Karen Stintz, who mayor-elect Rob Ford has picked to lead the transit agency, said she doesn't want to eliminate politicians from the board completely — just reduce the number of them on the board.

"I would expect to see changes in the composition of the commission fairly shortly," Stintz said in an interview with CBC News.

Stintz said some fresh faces would bring fresh perspective to the TTC.

"So I do think that there are skills that are required on the commission that politicians don't necessarily bring and I would be in favour of adding those skills and inviting the business community and the general public onto the commission," said Stintz.

Coun. Joe Mihevc, currently a member of the board that runs the TTC, warned against changing its composition.

"We need to maintain the majority of commissioners on the TTC as publicly accountable, democratically elected city councillors," said Mihevc, who endorsed Ford rival George Smitherman in the mayoral race.

'New plan' for transit

Stintz also said the province — and its transportation agency Metrolinx — can both be convinced to shift money away from outgoing mayor David Miller's Transit City plan to instead fund Ford's vision for transit.

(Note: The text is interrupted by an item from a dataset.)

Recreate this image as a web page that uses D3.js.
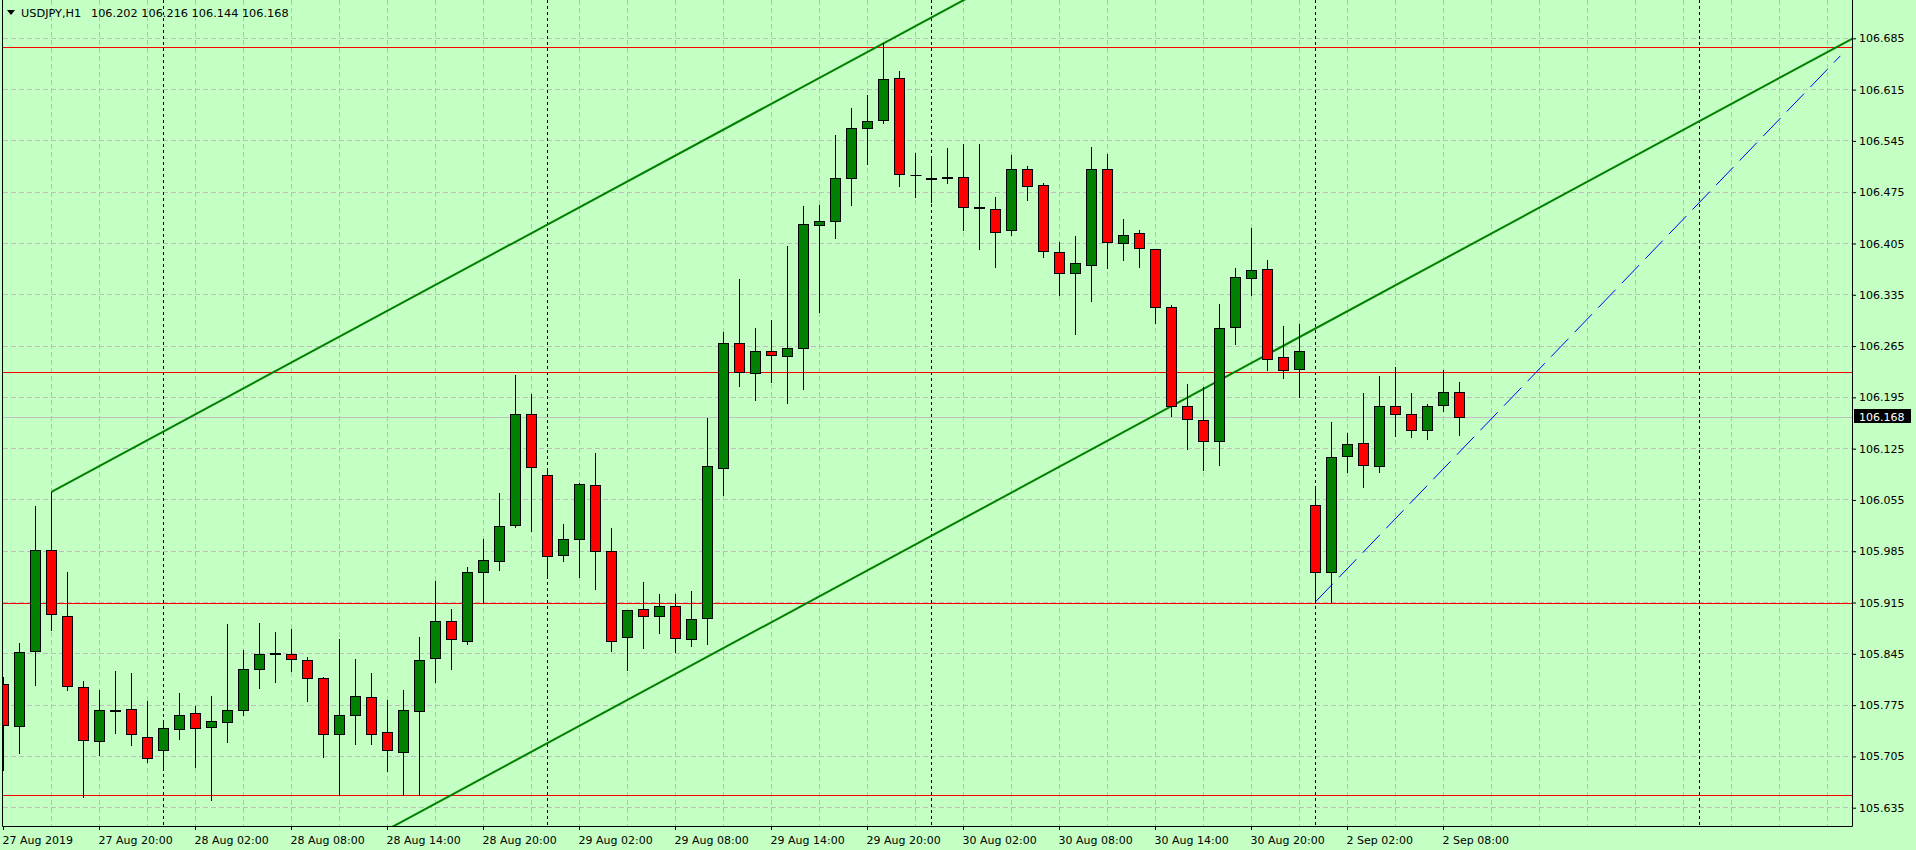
<!DOCTYPE html>
<html>
<head>
<meta charset="utf-8" />
<title>USDJPY,H1</title>
<script src="https://d3js.org/d3.v7.min.js"></script>
<style>
    body { margin: 0; background: #c4ffc4; overflow: hidden; }
    svg { display: block; font-family: "DejaVu Sans", Tahoma, sans-serif; font-size: 11px; }
</style>
</head>
<body>
<svg width="1916" height="850"></svg>
<script>
    // USDJPY H1, bar 0 = 27 Aug 2019 14:00 ... bar 91 = 2 Sep 2019 09:00
    let opens = [105.803, 105.746, 105.847, 105.986, 105.896, 105.799, 105.726, 105.768, 105.769, 105.731,
        105.712, 105.742, 105.763, 105.745, 105.752, 105.768, 105.823, 105.845, 105.844, 105.836,
        105.812, 105.735, 105.762, 105.786, 105.737, 105.710, 105.767, 105.838, 105.889, 105.862,
        105.956, 105.971, 106.019, 106.172, 106.089, 105.979, 106.001, 106.075, 105.984, 105.866,
        105.906, 105.896, 105.910, 105.865, 105.892, 106.097, 106.268, 106.228, 106.257, 106.252,
        106.262, 106.430, 106.435, 106.495, 106.562, 106.573, 106.630, 106.498, 106.493, 106.495,
        106.495, 106.454, 106.452, 106.423, 106.506, 106.484, 106.392, 106.363, 106.375, 106.506,
        106.405, 106.418, 106.397, 106.318, 106.183, 106.164, 106.135, 106.289, 106.356, 106.370,
        106.250, 106.232, 106.048, 105.956, 106.113, 106.132, 106.100, 106.183, 106.172, 106.150,
        106.184, 106.202];
    let highs = [105.814, 105.860, 106.047, 106.066, 105.957, 105.808, 105.796, 105.822, 105.819, 105.781,
        105.752, 105.792, 105.774, 105.788, 105.886, 105.850, 105.887, 105.875, 105.879, 105.841,
        105.813, 105.865, 105.838, 105.819, 105.782, 105.796, 105.868, 105.944, 105.906, 105.964,
        106.002, 106.065, 106.226, 106.200, 106.096, 106.022, 106.078, 106.119, 106.017, 105.905,
        105.943, 105.927, 105.927, 105.931, 106.167, 106.284, 106.357, 106.290, 106.301, 106.402,
        106.456, 106.458, 106.553, 106.590, 106.608, 106.678, 106.641, 106.529, 106.522, 106.535,
        106.541, 106.541, 106.468, 106.526, 106.511, 106.488, 106.407, 106.415, 106.537, 106.527,
        106.438, 106.423, 106.398, 106.321, 106.213, 106.209, 106.322, 106.372, 106.426, 106.382,
        106.293, 106.295, 106.071, 106.161, 106.147, 106.201, 106.224, 106.237, 106.201, 106.186,
        106.232, 106.216];
    let lows = [105.687, 105.710, 105.803, 105.877, 105.796, 105.650, 105.707, 105.737, 105.721, 105.697,
        105.688, 105.729, 105.690, 105.645, 105.724, 105.761, 105.799, 105.806, 105.821, 105.781,
        105.704, 105.652, 105.722, 105.722, 105.685, 105.652, 105.652, 105.807, 105.824, 105.859,
        105.914, 105.959, 106.018, 106.012, 105.953, 105.972, 105.950, 105.934, 105.849, 105.823,
        105.853, 105.874, 105.848, 105.855, 105.859, 106.062, 106.211, 106.191, 106.216, 106.187,
        106.206, 106.312, 106.412, 106.457, 106.514, 106.570, 106.483, 106.468, 106.461, 106.487,
        106.423, 106.398, 106.373, 106.417, 106.465, 106.386, 106.335, 106.282, 106.326, 106.371,
        106.382, 106.373, 106.296, 106.169, 106.125, 106.096, 106.103, 106.268, 106.335, 106.232,
        106.222, 106.196, 105.915, 105.916, 106.093, 106.072, 106.093, 106.142, 106.141, 106.138,
        106.176, 106.144];
    let closes = [105.746, 105.847, 105.986, 105.898, 105.801, 105.726, 105.768, 105.767, 105.734, 105.703,
        105.743, 105.761, 105.743, 105.753, 105.768, 105.824, 105.844, 105.844, 105.836, 105.812,
        105.735, 105.761, 105.787, 105.735, 105.712, 105.767, 105.836, 105.889, 105.864, 105.956,
        105.973, 106.019, 106.171, 106.100, 105.979, 106.001, 106.076, 105.985, 105.861, 105.904,
        105.896, 105.910, 105.866, 105.892, 106.100, 106.268, 106.228, 106.258, 106.251, 106.262,
        106.431, 106.435, 106.494, 106.562, 106.572, 106.629, 106.498, 106.498, 106.492, 106.494,
        106.453, 106.452, 106.420, 106.506, 106.483, 106.393, 106.364, 106.377, 106.506, 106.407,
        106.416, 106.398, 106.318, 106.183, 106.165, 106.135, 106.289, 106.358, 106.368, 106.247,
        106.232, 106.257, 105.956, 106.113, 106.130, 106.101, 106.182, 106.172, 106.150, 106.183,
        106.202, 106.168];

    let timeTickBars = [0, 6, 12, 18, 24, 30, 36, 42, 48, 54, 60, 66, 72, 78, 84, 90];
    let timeTickLabels = ["27 Aug 2019", "27 Aug 20:00", "28 Aug 02:00", "28 Aug 08:00", "28 Aug 14:00",
        "28 Aug 20:00", "29 Aug 02:00", "29 Aug 08:00", "29 Aug 14:00", "29 Aug 20:00", "30 Aug 02:00",
        "30 Aug 08:00", "30 Aug 14:00", "30 Aug 20:00", "2 Sep 02:00", "2 Sep 08:00"];
    let daySeparatorBars = [10, 34, 58, 82, 106];
    let priceTicks = [106.685, 106.615, 106.545, 106.475, 106.405, 106.335, 106.265, 106.195,
        106.125, 106.055, 105.985, 105.915, 105.845, 105.775, 105.705, 105.635];

    let levelPrices = [106.672, 106.229, 105.914, 105.651];
    let bidPrice = 106.168;
    let upperChannel = [[3, 106.066], [60, 106.737]];
    let lowerChannel = [[24.4, 105.610], [115.5, 106.684]];
    let blueTrend = [[82, 105.916], [114.8, 106.661]];
    let titleSymbol = "USDJPY,H1";
    let titleQuote = "106.202 106.216 106.144 106.168";

    let plotLeft = 2.5, plotRight = 1852.5, plotBottom = 826.5;

    let svg = d3.select("svg");
    let x = d3.scaleLinear().domain([0, 100]).range([3.5, 1603.5]);
    let y = d3.scaleLinear().domain([105.635, 106.685]).range([807.7, 38.3]);
    let crisp = v => Math.round(v - 0.5) + 0.5;

    svg.append("rect").attr("width", 1916).attr("height", 850).attr("fill", "#c4ffc4");

    svg.append("clipPath").attr("id", "plot")
        .append("rect").attr("x", 3).attr("y", 0).attr("width", 1849).attr("height", 826);

    let plot = svg.append("g").attr("clip-path", "url(#plot)");

    // grid
    let gridColor = "#bdbdbd";
    plot.selectAll(".hgrid").data(priceTicks).enter().append("line")
        .attr("x1", 3).attr("x2", plotRight)
        .attr("y1", d => crisp(y(d))).attr("y2", d => crisp(y(d)))
        .attr("stroke", gridColor).attr("stroke-dasharray", "5,3");

    let gridBars = d3.range(3, 116, 3);
    plot.selectAll(".vgrid").data(gridBars).enter().append("line")
        .attr("x1", d => x(d)).attr("x2", d => x(d))
        .attr("y1", 0).attr("y2", plotBottom)
        .attr("stroke", gridColor).attr("stroke-dasharray", "5,3");

    plot.selectAll(".sep").data(daySeparatorBars).enter().append("line")
        .attr("x1", d => x(d)).attr("x2", d => x(d))
        .attr("y1", 0).attr("y2", plotBottom)
        .attr("stroke", "#000").attr("stroke-dasharray", "3,3");

    // horizontal levels and bid line
    plot.selectAll(".level").data(levelPrices).enter().append("line")
        .attr("x1", 3).attr("x2", plotRight)
        .attr("y1", d => crisp(y(d))).attr("y2", d => crisp(y(d)))
        .attr("stroke", "#ff0000");

    plot.append("line")
        .attr("x1", 3).attr("x2", plotRight)
        .attr("y1", crisp(y(bidPrice))).attr("y2", crisp(y(bidPrice)))
        .attr("stroke", "#c0c0c0");

    // trend lines
    function extend(pts, from, to) {
        let slope = (pts[1][1] - pts[0][1]) / (pts[1][0] - pts[0][0]);
        let at = b => pts[0][1] + slope * (b - pts[0][0]);
        return [[from, at(from)], [to, at(to)]];
    }
    let lineGen = d3.line().x(d => x(d[0])).y(d => y(d[1]));

    plot.append("path").attr("d", lineGen(extend(upperChannel, upperChannel[0][0], 130)))
        .attr("stroke", "#008000").attr("stroke-width", 2).attr("fill", "none");
    plot.append("path").attr("d", lineGen(extend(lowerChannel, 15, 130)))
        .attr("stroke", "#008000").attr("stroke-width", 2).attr("fill", "none");
    plot.append("path").attr("d", lineGen(blueTrend))
        .attr("stroke", "#0000ff").attr("stroke-width", 1).attr("fill", "none")
        .attr("stroke-dasharray", "25,9");

    // candles
    let bars = d3.range(opens.length);
    let candle = plot.selectAll(".bar").data(bars).enter().append("g");

    candle.append("line")
        .attr("x1", i => x(i)).attr("x2", i => x(i))
        .attr("y1", i => Math.round(y(highs[i]))).attr("y2", i => Math.round(y(lows[i])) + 1)
        .attr("stroke", "#000");

    candle.filter(i => opens[i] !== closes[i]).append("rect")
        .attr("x", i => x(i) - 5)
        .attr("y", i => crisp(y(Math.max(opens[i], closes[i]))))
        .attr("width", 10)
        .attr("height", i => Math.max(1, Math.round(y(Math.min(opens[i], closes[i]))) - Math.round(y(Math.max(opens[i], closes[i])))))
        .attr("fill", i => closes[i] > opens[i] ? "#008000" : "#ff0000")
        .attr("stroke", "#000");

    candle.filter(i => opens[i] === closes[i]).append("line")
        .attr("x1", i => x(i) - 5).attr("x2", i => x(i) + 6)
        .attr("y1", i => crisp(y(opens[i]))).attr("y2", i => crisp(y(opens[i])))
        .attr("stroke", "#000");

    // frame
    svg.append("path")
        .attr("d", `M${plotLeft},0V${plotBottom}H${plotRight}V0`)
        .attr("fill", "none").attr("stroke", "#000");

    // price axis
    let yAxis = svg.append("g").attr("transform", `translate(${plotRight - 0.5},0)`)
        .call(d3.axisRight(y).tickValues(priceTicks).tickFormat(d3.format(".3f"))
            .tickSize(4).tickSizeOuter(0).tickPadding(3));
    yAxis.select(".domain").remove();
    yAxis.attr("font-family", null).attr("font-size", null);
    yAxis.selectAll("text").attr("fill", "#000");

    // bid label
    let by = y(bidPrice);
    svg.append("rect").attr("x", 1854).attr("y", Math.round(by) - 8).attr("width", 57).attr("height", 14)
        .attr("fill", "#000");
    svg.append("text").attr("x", 1859).attr("y", by + 4).attr("fill", "#fff").text(d3.format(".3f")(bidPrice));

    // time axis
    let xAxis = svg.append("g").attr("transform", `translate(0,${plotBottom - 0.5})`)
        .call(d3.axisBottom(x).tickValues(timeTickBars).tickFormat((d, i) => timeTickLabels[i])
            .tickSize(4).tickSizeOuter(0).tickPadding(6).offset(0));
    xAxis.select(".domain").remove();
    xAxis.attr("font-family", null).attr("font-size", null);
    xAxis.selectAll("text").attr("fill", "#000").attr("text-anchor", "start").attr("x", -1);

    // title
    svg.append("path").attr("d", "M7,10H15L11,15Z").attr("fill", "#000");
    svg.append("text").attr("x", 21).attr("y", 17).attr("fill", "#000").style("font-size", "11.3px").text(titleSymbol);
    svg.append("text").attr("x", 91).attr("y", 17).attr("fill", "#000").style("font-size", "11.3px").text(titleQuote);
</script>
</body>
</html>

Transit City is part of the Metrolinx's "The Big Move" regional transportation plan for the Greater Toronto and Hamilton Area. The province has already pledged $9.3 billion in funding to the plan as it now stands.

Ford wants to abandon the installation of light rail transit lines as envisioned by Transit City in favour of new subway lines. One of his main priorities would be to complete the Sheppard Avenue subway line from Downsview station to the Scarborough Town Centre, adding about 12 kilometres and 10 new stations to the line by 2015. He also hopes to extend the Bloor-Danforth subway line to Scarborough Town Centre.

Ford has said he would find the money for his plan by persuading the province to reallocate $4 billion in funding for its regional transit plan.

"The Metrolinx plan — as it's currently written — does need to be rethought. And it's my belief and expectation that Metrolinx would want to sit down with this administration and think about a new plan," Stintz said. "And in so doing think about a plan that's reasonable, that can be fulfilled and can be delivered to the people of the city."

While Premier Dalton McGuinty has said he is open to Ford's ideas on transit, Ontario Transportation Minister Kathleen Wynne has hinted that it would take a lot of convincing for her to approve a change in Toronto's transit future.

"I want us all to remember the City of Toronto is part of a region and that the transit plan that we're working on is a regional transit plan that was developed in that way," Wynne told reporters on Oct. 26, the day after Ford was elected mayor.

A  spokesperson for Ford declined to comment on future transit plans.